(Records with drawing code)
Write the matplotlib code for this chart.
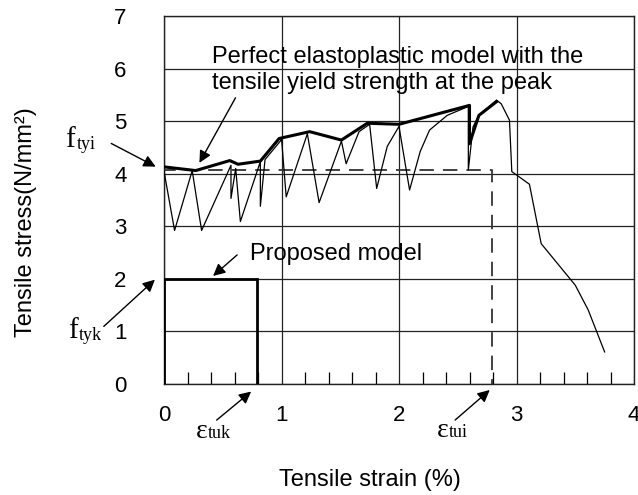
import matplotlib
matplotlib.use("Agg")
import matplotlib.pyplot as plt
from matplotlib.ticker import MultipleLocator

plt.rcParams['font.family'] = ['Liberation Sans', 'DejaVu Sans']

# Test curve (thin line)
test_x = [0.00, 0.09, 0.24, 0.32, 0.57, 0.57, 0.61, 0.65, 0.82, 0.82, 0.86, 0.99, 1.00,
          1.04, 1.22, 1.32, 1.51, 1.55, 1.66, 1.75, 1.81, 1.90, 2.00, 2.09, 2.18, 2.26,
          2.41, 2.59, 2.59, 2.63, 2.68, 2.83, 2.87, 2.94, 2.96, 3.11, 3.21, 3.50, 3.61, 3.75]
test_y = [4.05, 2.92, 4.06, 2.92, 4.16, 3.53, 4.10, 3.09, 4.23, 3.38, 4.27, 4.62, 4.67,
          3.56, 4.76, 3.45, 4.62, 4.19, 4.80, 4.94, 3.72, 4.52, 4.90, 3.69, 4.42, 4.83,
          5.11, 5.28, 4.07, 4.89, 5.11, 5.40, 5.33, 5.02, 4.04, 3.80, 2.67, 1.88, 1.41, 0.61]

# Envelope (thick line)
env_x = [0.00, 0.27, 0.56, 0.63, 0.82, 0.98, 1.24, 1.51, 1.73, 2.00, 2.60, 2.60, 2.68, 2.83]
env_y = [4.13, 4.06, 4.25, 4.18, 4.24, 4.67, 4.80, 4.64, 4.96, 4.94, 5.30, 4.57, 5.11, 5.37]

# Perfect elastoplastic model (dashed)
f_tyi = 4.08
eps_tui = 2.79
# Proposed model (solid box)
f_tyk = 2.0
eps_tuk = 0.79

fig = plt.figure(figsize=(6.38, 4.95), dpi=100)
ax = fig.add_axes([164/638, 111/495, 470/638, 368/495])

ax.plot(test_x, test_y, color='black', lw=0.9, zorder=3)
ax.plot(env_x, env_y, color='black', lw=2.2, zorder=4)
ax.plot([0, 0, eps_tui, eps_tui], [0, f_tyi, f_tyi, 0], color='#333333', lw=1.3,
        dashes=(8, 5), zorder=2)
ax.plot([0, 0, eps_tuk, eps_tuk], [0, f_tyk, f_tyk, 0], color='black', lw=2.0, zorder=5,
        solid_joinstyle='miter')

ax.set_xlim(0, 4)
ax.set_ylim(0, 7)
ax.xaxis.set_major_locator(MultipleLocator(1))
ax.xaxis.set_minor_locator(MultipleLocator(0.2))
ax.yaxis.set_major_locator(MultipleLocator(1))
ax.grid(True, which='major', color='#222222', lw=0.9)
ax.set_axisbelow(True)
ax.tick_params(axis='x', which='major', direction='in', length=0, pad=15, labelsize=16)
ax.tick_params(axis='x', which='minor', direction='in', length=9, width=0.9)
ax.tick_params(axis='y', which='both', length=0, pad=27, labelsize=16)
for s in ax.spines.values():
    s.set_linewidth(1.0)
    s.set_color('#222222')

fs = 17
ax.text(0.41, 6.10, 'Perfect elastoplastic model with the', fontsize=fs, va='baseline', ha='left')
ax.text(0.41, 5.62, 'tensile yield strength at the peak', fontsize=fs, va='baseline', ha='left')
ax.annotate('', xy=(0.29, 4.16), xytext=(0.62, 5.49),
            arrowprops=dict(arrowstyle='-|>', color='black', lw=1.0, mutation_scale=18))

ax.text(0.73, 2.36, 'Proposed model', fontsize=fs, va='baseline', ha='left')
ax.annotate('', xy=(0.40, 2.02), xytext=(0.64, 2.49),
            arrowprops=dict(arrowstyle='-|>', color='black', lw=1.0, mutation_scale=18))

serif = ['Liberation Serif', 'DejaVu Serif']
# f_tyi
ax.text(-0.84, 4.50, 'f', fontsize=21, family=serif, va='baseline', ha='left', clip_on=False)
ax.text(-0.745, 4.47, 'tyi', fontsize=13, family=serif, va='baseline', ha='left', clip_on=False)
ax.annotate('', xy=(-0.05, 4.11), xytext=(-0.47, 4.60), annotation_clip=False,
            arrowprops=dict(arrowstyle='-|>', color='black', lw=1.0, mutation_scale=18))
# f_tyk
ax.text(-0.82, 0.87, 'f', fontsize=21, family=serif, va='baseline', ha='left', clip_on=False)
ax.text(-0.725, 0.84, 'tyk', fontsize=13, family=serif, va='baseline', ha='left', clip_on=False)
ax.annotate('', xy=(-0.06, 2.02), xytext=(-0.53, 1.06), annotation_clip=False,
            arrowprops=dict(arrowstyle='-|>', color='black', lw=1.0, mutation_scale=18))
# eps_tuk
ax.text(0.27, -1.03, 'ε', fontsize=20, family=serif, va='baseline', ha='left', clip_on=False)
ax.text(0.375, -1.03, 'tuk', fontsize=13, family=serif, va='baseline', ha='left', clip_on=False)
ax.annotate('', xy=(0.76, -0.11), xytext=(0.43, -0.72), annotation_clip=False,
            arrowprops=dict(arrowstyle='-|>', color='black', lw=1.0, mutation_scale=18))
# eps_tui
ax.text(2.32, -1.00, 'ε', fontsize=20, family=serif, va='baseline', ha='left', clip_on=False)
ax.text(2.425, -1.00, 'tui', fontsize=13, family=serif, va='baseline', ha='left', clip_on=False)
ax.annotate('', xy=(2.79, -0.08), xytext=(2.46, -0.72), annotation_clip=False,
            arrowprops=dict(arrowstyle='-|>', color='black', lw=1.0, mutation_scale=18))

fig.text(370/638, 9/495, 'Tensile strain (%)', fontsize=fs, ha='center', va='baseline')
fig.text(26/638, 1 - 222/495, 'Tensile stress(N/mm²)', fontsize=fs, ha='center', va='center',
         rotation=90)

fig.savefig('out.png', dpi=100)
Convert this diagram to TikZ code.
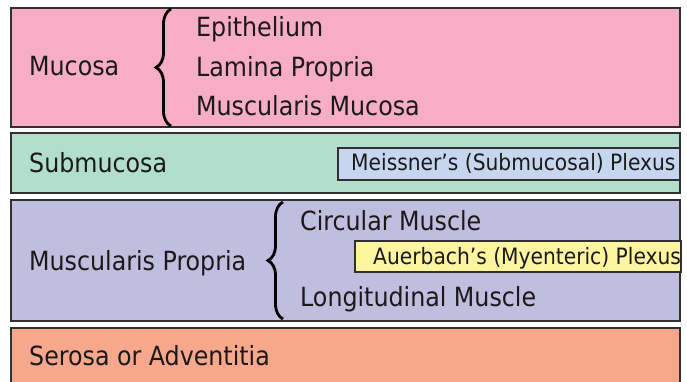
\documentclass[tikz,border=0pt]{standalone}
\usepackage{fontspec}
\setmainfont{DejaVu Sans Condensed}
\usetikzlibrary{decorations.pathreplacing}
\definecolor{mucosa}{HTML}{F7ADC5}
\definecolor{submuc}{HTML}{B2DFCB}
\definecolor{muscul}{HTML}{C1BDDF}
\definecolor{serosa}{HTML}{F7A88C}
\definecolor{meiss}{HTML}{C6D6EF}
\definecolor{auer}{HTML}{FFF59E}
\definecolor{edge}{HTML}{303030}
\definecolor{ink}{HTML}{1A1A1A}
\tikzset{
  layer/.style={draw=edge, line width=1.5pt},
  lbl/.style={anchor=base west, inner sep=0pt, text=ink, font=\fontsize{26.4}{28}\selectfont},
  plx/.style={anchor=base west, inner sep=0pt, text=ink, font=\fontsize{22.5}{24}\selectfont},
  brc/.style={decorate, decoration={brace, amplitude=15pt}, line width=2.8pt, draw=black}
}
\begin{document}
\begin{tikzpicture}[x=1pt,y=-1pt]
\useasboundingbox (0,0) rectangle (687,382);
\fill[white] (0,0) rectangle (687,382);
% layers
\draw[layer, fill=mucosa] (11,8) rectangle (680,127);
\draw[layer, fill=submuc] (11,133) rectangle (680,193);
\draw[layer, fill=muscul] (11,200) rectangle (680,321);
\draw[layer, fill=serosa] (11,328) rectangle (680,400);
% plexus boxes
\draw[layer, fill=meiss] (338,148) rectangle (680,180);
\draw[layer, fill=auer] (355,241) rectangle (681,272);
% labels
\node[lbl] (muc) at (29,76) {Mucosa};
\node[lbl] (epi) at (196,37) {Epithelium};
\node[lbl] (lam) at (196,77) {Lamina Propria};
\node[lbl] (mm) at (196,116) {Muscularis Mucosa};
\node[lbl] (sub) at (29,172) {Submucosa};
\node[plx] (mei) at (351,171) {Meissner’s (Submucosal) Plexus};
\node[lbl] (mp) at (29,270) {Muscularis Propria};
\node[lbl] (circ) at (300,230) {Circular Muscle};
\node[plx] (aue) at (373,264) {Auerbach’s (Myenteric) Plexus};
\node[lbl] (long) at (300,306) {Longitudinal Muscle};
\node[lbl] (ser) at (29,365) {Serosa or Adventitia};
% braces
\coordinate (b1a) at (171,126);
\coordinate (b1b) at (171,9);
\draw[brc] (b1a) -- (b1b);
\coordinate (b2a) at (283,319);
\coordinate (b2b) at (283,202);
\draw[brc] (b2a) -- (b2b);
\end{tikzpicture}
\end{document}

Task objective: Repeat the records above exactly, from the first line through the line containing "plt.rcParams['font.family'] = ['Liberation", and leave out the pictures.

Task solution:
Write the matplotlib code for this chart.
import matplotlib
matplotlib.use("Agg")
import matplotlib.pyplot as plt
from matplotlib.ticker import MultipleLocator

plt.rcParams['font.family'] = ['Liberation Sans', 'DejaVu Sans']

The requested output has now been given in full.